TSA Technical Lecture: Embodied Carbon in Building Materials
12:00 PM - 1:30 PM
Online via Zoom Webinar
Embodied Carbon will account for almost half of the total new construction emissions globally before now and 2050. Despite this massive contribution to global CO₂ emissions, embodied carbon in building materials is often ignored, considered a blind spot of the building industry.
So why does embodied carbon matter, and what design strategies and tools exist to reduce embodied carbon in building materials?

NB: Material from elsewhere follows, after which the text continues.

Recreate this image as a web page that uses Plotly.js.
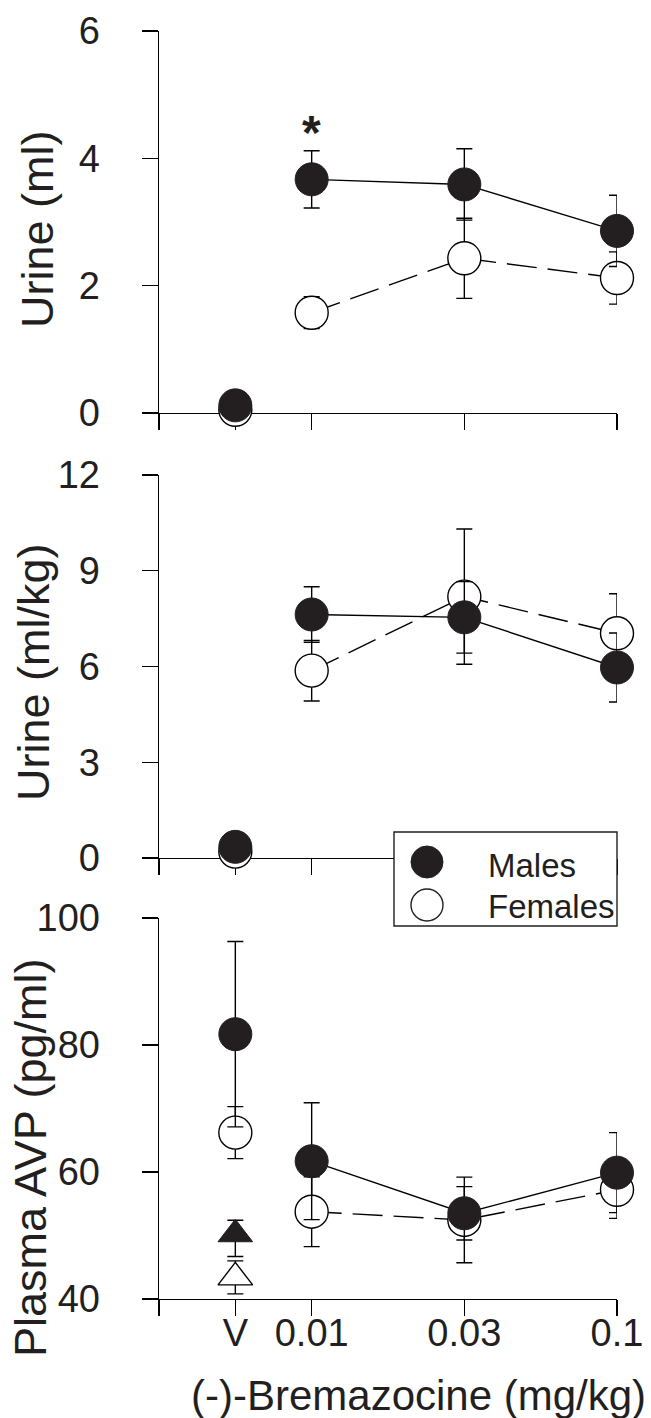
<!DOCTYPE html>
<html><head><meta charset="utf-8">
<script src="https://cdn.plot.ly/plotly-3.0.1.min.js"></script>
<style>html,body{margin:0;padding:0;background:#fff}#chart{width:651px;height:1418px}</style>
</head><body><div id="chart"></div>
<script>
// ---- data ----
const doseLabels = ['V', '0.01', '0.03', '0.1'];
const doseX = [-0.5, 0, 1, 2];

const maleUrineMl = [0.12, 3.67, 3.59, 2.86];
const maleUrineMlSE = [0, 0.45, 0.56, 0.56];
const femaleUrineMl = [0.05, 1.575, 2.43, 2.12];
const femaleUrineMlSE = [0, 0.25, 0.63, 0.41];

const maleUrineKg = [0.35, 7.63, 7.54, 5.97];
const maleUrineKgSE = [0, 0.87, 1.12, 1.08];
const femaleUrineKg = [0.2, 5.87, 8.19, 7.04];
const femaleUrineKgSE = [0, 0.95, 2.12, 1.24];

const maleAVP = [81.7, 61.7, 53.5, 59.9];
const maleAVPSE = [14.6, 9.2, 4.2, 6.3];
const femaleAVP = [66.2, 53.75, 52.45, 57.2];
const femaleAVPSE = [4.1, 5.5, 6.75, 4.5];

const maleBaselineAVP = [50.2];
const maleBaselineAVPSEplus = [2.2];
const maleBaselineAVPSEminus = [3.5];
const femaleBaselineAVP = [43.4];
const femaleBaselineAVPSE = [2.6];

// ---- style ----
const FONT = '"Liberation Sans", Arial, Helvetica, sans-serif';
const L = 159, R = 34, T = 31, B = 119, WIDTH = 651, HEIGHT = 1418;
const PW = WIDTH - L - R, PH = HEIGHT - T - B;
const px2x = p => (p - L) / PW;
const px2y = p => (HEIGHT - B - p) / PH;

const MS = 33;
function err(arr, minus) {
  const e = {type: 'data', array: arr, color: '#000', thickness: 1.4, width: 8};
  if (minus) { e.symmetric = false; e.arrayminus = minus; }
  return e;
}
function panel(xa, ya, mVals, mSE, fVals, fSE) {
  const tr = [];
  tr.push({x: doseX.slice(1), y: fVals.slice(1), xaxis: xa, yaxis: ya, type: 'scatter', mode: 'lines+markers',
    line: {color: '#000', width: 1.4, dash: '30px,11px'},
    marker: {symbol: 'circle', size: MS, color: '#fff', line: {color: '#000', width: 1.4}},
    error_y: err(fSE.slice(1)), cliponaxis: false, showlegend: false, name: 'Females'});
  tr.push({x: doseX.slice(0, 1), y: fVals.slice(0, 1), xaxis: xa, yaxis: ya, type: 'scatter', mode: 'markers',
    marker: {symbol: 'circle', size: MS, color: '#fff', line: {color: '#000', width: 1.4}},
    error_y: err(fSE.slice(0, 1)), cliponaxis: false, showlegend: false, name: 'Females'});
  tr.push({x: doseX.slice(1), y: mVals.slice(1), xaxis: xa, yaxis: ya, type: 'scatter', mode: 'lines+markers',
    line: {color: '#000', width: 1.4},
    marker: {symbol: 'circle', size: MS, color: '#231f20', line: {color: '#231f20', width: 1}},
    error_y: err(mSE.slice(1)), cliponaxis: false, showlegend: false, name: 'Males'});
  tr.push({x: doseX.slice(0, 1), y: mVals.slice(0, 1), xaxis: xa, yaxis: ya, type: 'scatter', mode: 'markers',
    marker: {symbol: 'circle', size: MS, color: '#231f20', line: {color: '#231f20', width: 1}},
    error_y: err(mSE.slice(0, 1)), cliponaxis: false, showlegend: false, name: 'Males'});
  return tr;
}

const data = [].concat(
  panel('x', 'y', maleUrineMl, maleUrineMlSE, femaleUrineMl, femaleUrineMlSE),
  panel('x2', 'y2', maleUrineKg, maleUrineKgSE, femaleUrineKg, femaleUrineKgSE),
  [{x: doseX.slice(0, 1), y: femaleBaselineAVP, xaxis: 'x3', yaxis: 'y3', type: 'scatter', mode: 'markers',
    marker: {symbol: 'triangle-up', size: 30, color: '#fff', line: {color: '#000', width: 1.4}},
    error_y: err(femaleBaselineAVPSE), cliponaxis: false, showlegend: false},
   {x: doseX.slice(0, 1), y: maleBaselineAVP, xaxis: 'x3', yaxis: 'y3', type: 'scatter', mode: 'markers',
    marker: {symbol: 'triangle-up', size: 30, color: '#231f20', line: {color: '#231f20', width: 1}},
    error_y: err(maleBaselineAVPSEplus, maleBaselineAVPSEminus), cliponaxis: false, showlegend: false}],
  panel('x3', 'y3', maleAVP, maleAVPSE, femaleAVP, femaleAVPSE)
);

const d3lo = 0, d3hi = px2y(918), d2lo = px2y(858), d2hi = px2y(475), d1lo = px2y(413), d1hi = 1;

function xaxis(anchor, labels) {
  return {anchor: anchor, domain: [0, 1], range: [-1, 2], showline: true, linecolor: '#000', linewidth: 1.4,
    ticks: 'outside', ticklen: 16, tickwidth: 1.4, tickcolor: '#000', ticklabelstandoff: -16,
    tickmode: 'array', tickvals: [-1].concat(doseX), ticktext: [''].concat(doseLabels),
    showticklabels: labels, tickfont: {family: FONT, size: 38, color: '#231f20'},
    showgrid: false, zeroline: false, layer: 'below traces'};
}
function yaxis(anchor, dom, range, dtick) {
  return {anchor: anchor, domain: dom, range: range, dtick: dtick, tick0: range[0], showline: true, linecolor: '#000', linewidth: 1.4,
    ticks: 'outside', ticklen: 16, tickwidth: 1.4, tickcolor: '#000', ticklabelstandoff: 34,
    tickfont: {family: FONT, size: 38, color: '#231f20'},
    showgrid: false, zeroline: false, layer: 'below traces'};
}

const ann = (text, x, y, size, extra) => Object.assign({text: text, x: x, y: y, xref: 'paper', yref: 'paper',
  showarrow: false, font: {family: FONT, size: size, color: '#231f20'}, xanchor: 'center', yanchor: 'middle'}, extra || {});

const layout = {
  width: WIDTH, height: HEIGHT,
  margin: {l: L, r: R, t: T, b: B, pad: 0},
  paper_bgcolor: '#fff', plot_bgcolor: 'rgba(0,0,0,0)',
  showlegend: false,
  font: {family: FONT, color: '#231f20'},
  xaxis: xaxis('y', false), yaxis: yaxis('x', [d1lo, d1hi], [0, 6], 2),
  xaxis2: xaxis('y2', false), yaxis2: yaxis('x2', [d2lo, d2hi], [0, 12], 3),
  xaxis3: xaxis('y3', true), yaxis3: yaxis('x3', [d3lo, d3hi], [40, 100], 20),
  annotations: [
    ann('Urine (ml)', px2x(37), px2y(229), 45, {textangle: -90}),
    ann('Urine (ml/kg)', px2x(33), px2y(672), 45, {textangle: -90}),
    ann('Plasma AVP (pg/ml)', px2x(30), px2y(1158), 45, {textangle: -90}),
    ann('(-)-Bremazocine (mg/kg)', px2x(418), px2y(1395), 42),
    {text: '<b>*</b>', x: 0, y: 4.52, xref: 'x', yref: 'y', showarrow: false, yshift: -7,
      font: {family: FONT, size: 48, color: '#231f20'}},
    ann('Males', px2x(486), px2y(865), 33, {xanchor: 'left'}),
    ann('Females', px2x(486), px2y(907), 33, {xanchor: 'left'})
  ],
  shapes: [
    {type: 'rect', xref: 'paper', yref: 'paper', x0: px2x(394), x1: px2x(617), y0: px2y(926), y1: px2y(832),
      fillcolor: '#fff', line: {color: '#231f20', width: 1.4}, layer: 'above'},
    {type: 'circle', xref: 'paper', yref: 'paper', xsizemode: 'pixel', ysizemode: 'pixel',
      xanchor: px2x(427), yanchor: px2y(862), x0: -16, x1: 16, y0: -16, y1: 16,
      fillcolor: '#231f20', line: {color: '#231f20', width: 1}, layer: 'above'},
    {type: 'circle', xref: 'paper', yref: 'paper', xsizemode: 'pixel', ysizemode: 'pixel',
      xanchor: px2x(427), yanchor: px2y(905), x0: -16, x1: 16, y0: -16, y1: 16,
      fillcolor: '#fff', line: {color: '#231f20', width: 1.4}, layer: 'above'}
  ]
};

Plotly.newPlot('chart', data, layout, {staticPlot: true, displayModeBar: false});
</script>
</body></html>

Join us for this 1.5 hour webinar as Building Life Cycle Assessment Consultant Anthony Pak shares with us an overview of embodied carbon in the building industry including:
- Why Embodied Carbon Matters
- How Embodied Carbon compares with Operational Carbon
- Policies and Standards that address Embodied Carbon
- Comparison of LCA Software Tools
- Design Strategies to Reduce Embodied Carbon (concrete, steel, wood, aluminum, glass, insulation, refrigerants, MEP systems, interiors)
About the Speaker
Anthony Pak is the Principal at Priopta, a Life Cycle Assessment (LCA) consulting firm that is one of the first in North America to offer a custom Parametric LCA service for new construction projects. He is also the founder of CLF Vancouver—the first local hub of the Carbon Leadership Forum—which organizes local events that empower building industry professionals to champion the topic of embodied carbon on their projects and within their firms. Since April 2019, CLF Vancouver has inspired over 25 other cities to start CLF local hubs. Anthony now also serves as the Regional Hub Director, supporting local hubs across Western North America and Asia-Pacific. He is a Professional Engineer with a Masters in Industrial Ecology from NTNU, which is a leading LCA research group in Norway.
This technical lecture is part of the Building, Technology, Science and Technology (B.E.S.T.) Series, a collaboration of the Toronto Society of Architects and the John H. Daniels Faculty of Architecture, Landscape, and Design bringing affordable, timely and relevant knowledge, skills and tools to the profession as we work together to address the climate crisis.